Schlesinger’s Syllabus
The thirteen books you must read to understand America
February/March 1998 | Volume 49, Issue 1
“Man has mounted science and is now run away with,” he had written in 1862, when the Monitor and the Merrimack were foreshadowing new technologies in the instrumentation of war. “I firmly believe that before many centuries more, science will be the master of man. The engines he will have invented will be beyond his strength to control. Some day science shall have the existence of mankind in its power, and the human race shall commit suicide by blowing up the world.”
H. L. Mencken (1936; supplements 1945, 1948). Mencken, of course (but why do I write “of course”? He is very likely a forgotten man today), was one of the literary heroes of the 1920s. He was a master of exuberant irreverence, and he presented a satirical take on America with swashbuckling vigor of style and a liberating polemical tone. But in the 1930s Mencken fell out of sync with the national mood. The great cultural heretic of the twenties, he was a libertarian, not a democrat, and suddenly confronted by the harsh political antagonisms of the thirties, he seemed sour and mean-spirited.
But to his fans he redeemed himself by The American Language , his shrewd, copious, quite scholarly, highly entertaining account of the way a new language evolved out of the English spoken across the sea. This rich and readable book is a wonderful compendium of Americana. It shows, among other things, that assimilation, far from an unconditional surrender to Anglocentrism, has been a two-way street in which non-Anglo newcomers play an active part in transforming the English into the American language.
Gunnar Myrdal (1944). Racism has been an organic element in American life from the start. Jefferson had mixed views on the subject of race; Tocqueville had prescient comments along with mistaken prophecies; Mark Twain was haunted by the enigma of race; for Lincoln it was a central issue. But most of the time the race question has been ignored or denied. It took a Swedish economist commissioned by an American foundation to undertake the first full-dress, comprehensive study of blackwhite relations. Heading a team that included such black scholars as Ralph Bunche and Kenneth B. Clark, Gunnar Myrdal produced An American Dilemma in 1944, eightyone years after Lincoln’s Emancipation Proclamation.
This powerful work was not only an analysis: It was a challenge. Written during the war against Hitler and his theory of a master race, it called on Americans to discard their own theories of racial superiority and live up to the promises of equality implicit in what Myrdal termed the American Creed. Myrdal was unduly optimistic in thinking that the American Creed by itself could overcome the pathologies of racism. But his work encouraged the activism of blacks, and it pricked the consciences of whites. And the account it offers of the conditions under which black Americans lived, worked, and died half a century ago provides a heartening measure of the changes that have taken place since its publication.
Reinhold Niebuhr (1952).

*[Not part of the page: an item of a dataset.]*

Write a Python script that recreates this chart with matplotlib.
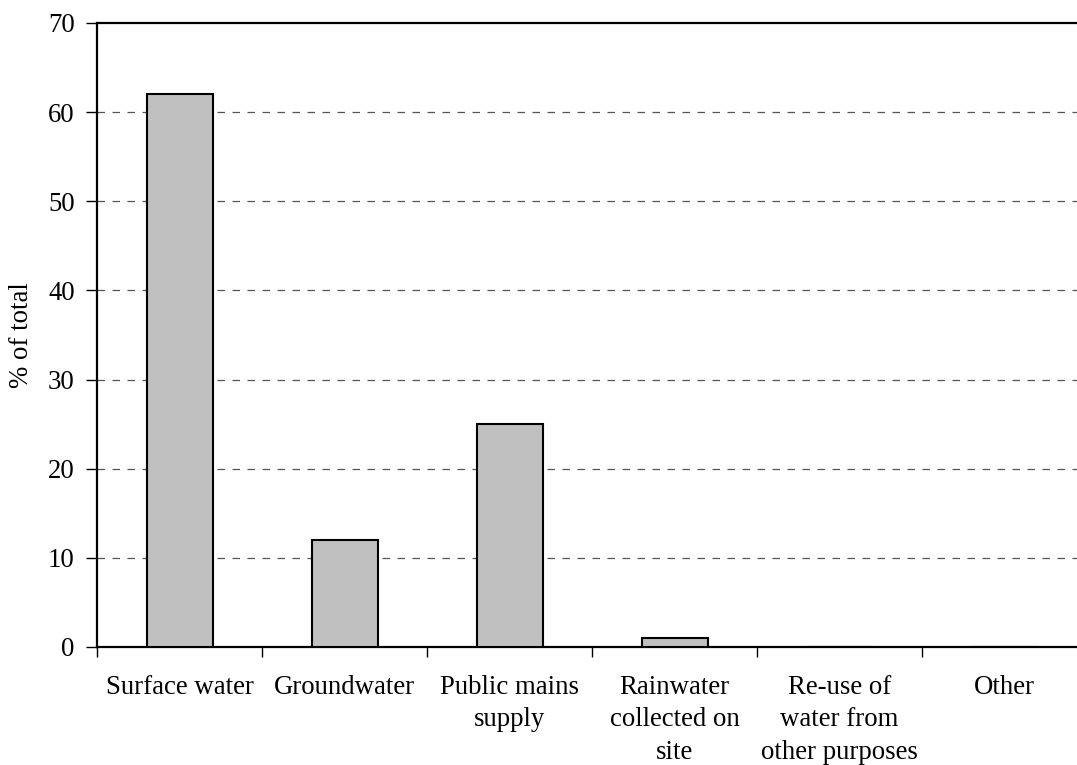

The most influential American theologian of the century, Niebuhr approached American history from a neo-orthodox religious perspective—that is, from a tempered, nonfundamentalist belief in original sin (defined as the self-pride that mistakes the relative for the absolute), in the ambiguities of human nature, in divine judgment on human pretensions, and in the incompleteness of life within history. It is necessary, he wrote in this book, to understand “the limits of all human striving, the fragmentariness of all human wisdom, the precariousness of all historicconfigurations of power, and the mixture of good and evil in all human virtue.”
Like William James, Niebuhr was a relativist and a pluralist who scorned monists and absolutists. Like Lincoln, he was especially critical of those whose vainglory leads them to suppose they grasp the purposes of the Almighty. By irony Niebuhr meant the situation that arises when the consequences of an action are contrary to the intentions of the actors because of weaknesses inherent in the actors themselves. This concept informed his reading of American history. Americans, Niebuhr felt, are too much inclined to believe in their own innocence and righteousness and too reluctant to recognize the self-regard in their own souls. He deplored the national inability “to comprehend the depth of evil to which individuals and communities may sink, particularly when they try to play the role of God to history.”
Niebuhr’s interpretation of the American past is wise and chastening, and it is deep in the American tradition. His conception of democracy is akin to that of the men who made the Constitution. “Man’s capacity for justice makes democracy possible,” he wrote in The Children of Light and the Children of Darkness , “but man’s inclination to injustice makes democracy necessary.”